Take each line containing "this" and report it exactly as written.

> _Information supplied_:
---*---

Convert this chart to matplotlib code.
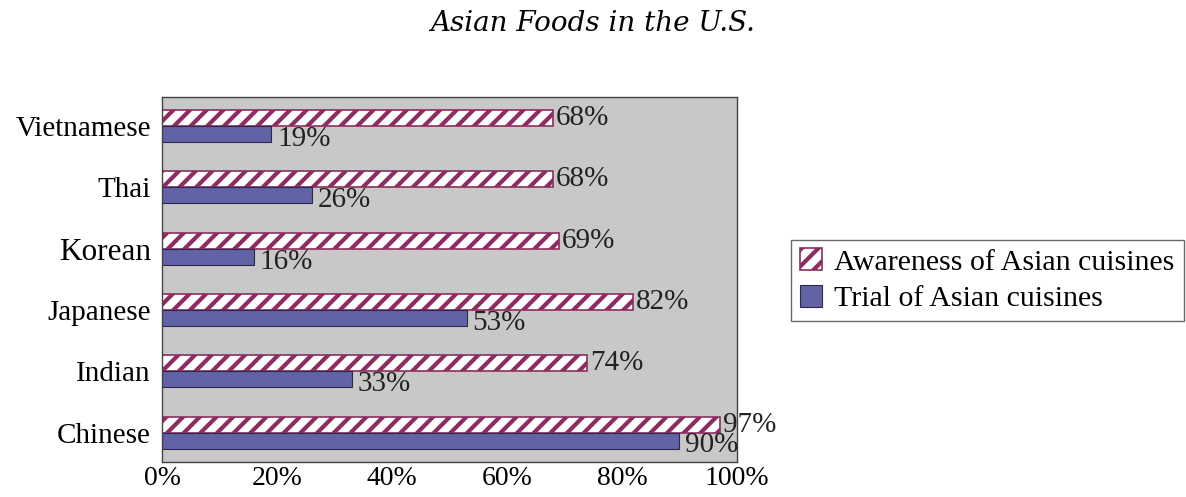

---*---

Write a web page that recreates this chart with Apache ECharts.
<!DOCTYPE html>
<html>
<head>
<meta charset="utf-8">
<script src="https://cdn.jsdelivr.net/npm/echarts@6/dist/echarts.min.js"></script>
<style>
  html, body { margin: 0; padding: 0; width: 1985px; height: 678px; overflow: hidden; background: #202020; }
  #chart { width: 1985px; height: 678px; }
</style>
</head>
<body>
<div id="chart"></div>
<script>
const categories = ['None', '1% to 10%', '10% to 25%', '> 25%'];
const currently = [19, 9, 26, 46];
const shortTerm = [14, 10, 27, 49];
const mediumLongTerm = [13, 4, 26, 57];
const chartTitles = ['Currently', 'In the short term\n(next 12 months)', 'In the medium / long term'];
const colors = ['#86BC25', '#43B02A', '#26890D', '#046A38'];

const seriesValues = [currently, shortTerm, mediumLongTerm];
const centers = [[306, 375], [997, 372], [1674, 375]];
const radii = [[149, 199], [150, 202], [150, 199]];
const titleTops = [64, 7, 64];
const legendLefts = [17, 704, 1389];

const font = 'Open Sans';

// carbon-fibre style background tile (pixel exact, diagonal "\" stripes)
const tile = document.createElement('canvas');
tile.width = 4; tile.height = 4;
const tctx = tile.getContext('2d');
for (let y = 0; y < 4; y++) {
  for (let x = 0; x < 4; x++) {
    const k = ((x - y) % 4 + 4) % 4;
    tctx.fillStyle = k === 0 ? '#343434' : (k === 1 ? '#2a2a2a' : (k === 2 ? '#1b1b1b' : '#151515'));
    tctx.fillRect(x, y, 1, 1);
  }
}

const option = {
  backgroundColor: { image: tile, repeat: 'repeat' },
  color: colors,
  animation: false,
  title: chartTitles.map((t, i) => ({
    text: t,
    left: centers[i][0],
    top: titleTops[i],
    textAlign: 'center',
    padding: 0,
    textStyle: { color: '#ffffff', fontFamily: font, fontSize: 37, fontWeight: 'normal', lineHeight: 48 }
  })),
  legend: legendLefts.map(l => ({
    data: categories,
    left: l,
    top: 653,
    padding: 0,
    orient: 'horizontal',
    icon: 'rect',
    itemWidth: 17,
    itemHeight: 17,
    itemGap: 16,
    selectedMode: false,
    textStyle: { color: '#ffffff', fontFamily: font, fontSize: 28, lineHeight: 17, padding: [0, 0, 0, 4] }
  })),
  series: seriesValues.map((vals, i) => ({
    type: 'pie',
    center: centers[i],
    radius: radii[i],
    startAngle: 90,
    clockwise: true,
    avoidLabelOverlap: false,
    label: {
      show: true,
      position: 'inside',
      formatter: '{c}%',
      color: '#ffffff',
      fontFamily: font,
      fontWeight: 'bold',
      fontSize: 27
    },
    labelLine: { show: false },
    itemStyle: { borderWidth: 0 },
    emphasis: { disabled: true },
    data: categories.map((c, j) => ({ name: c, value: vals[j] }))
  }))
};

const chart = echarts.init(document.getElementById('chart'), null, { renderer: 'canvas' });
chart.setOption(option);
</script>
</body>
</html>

---*---

> _Expected answer_:
Convert this chart to matplotlib code.
Write a web page that recreates this chart with Apache ECharts.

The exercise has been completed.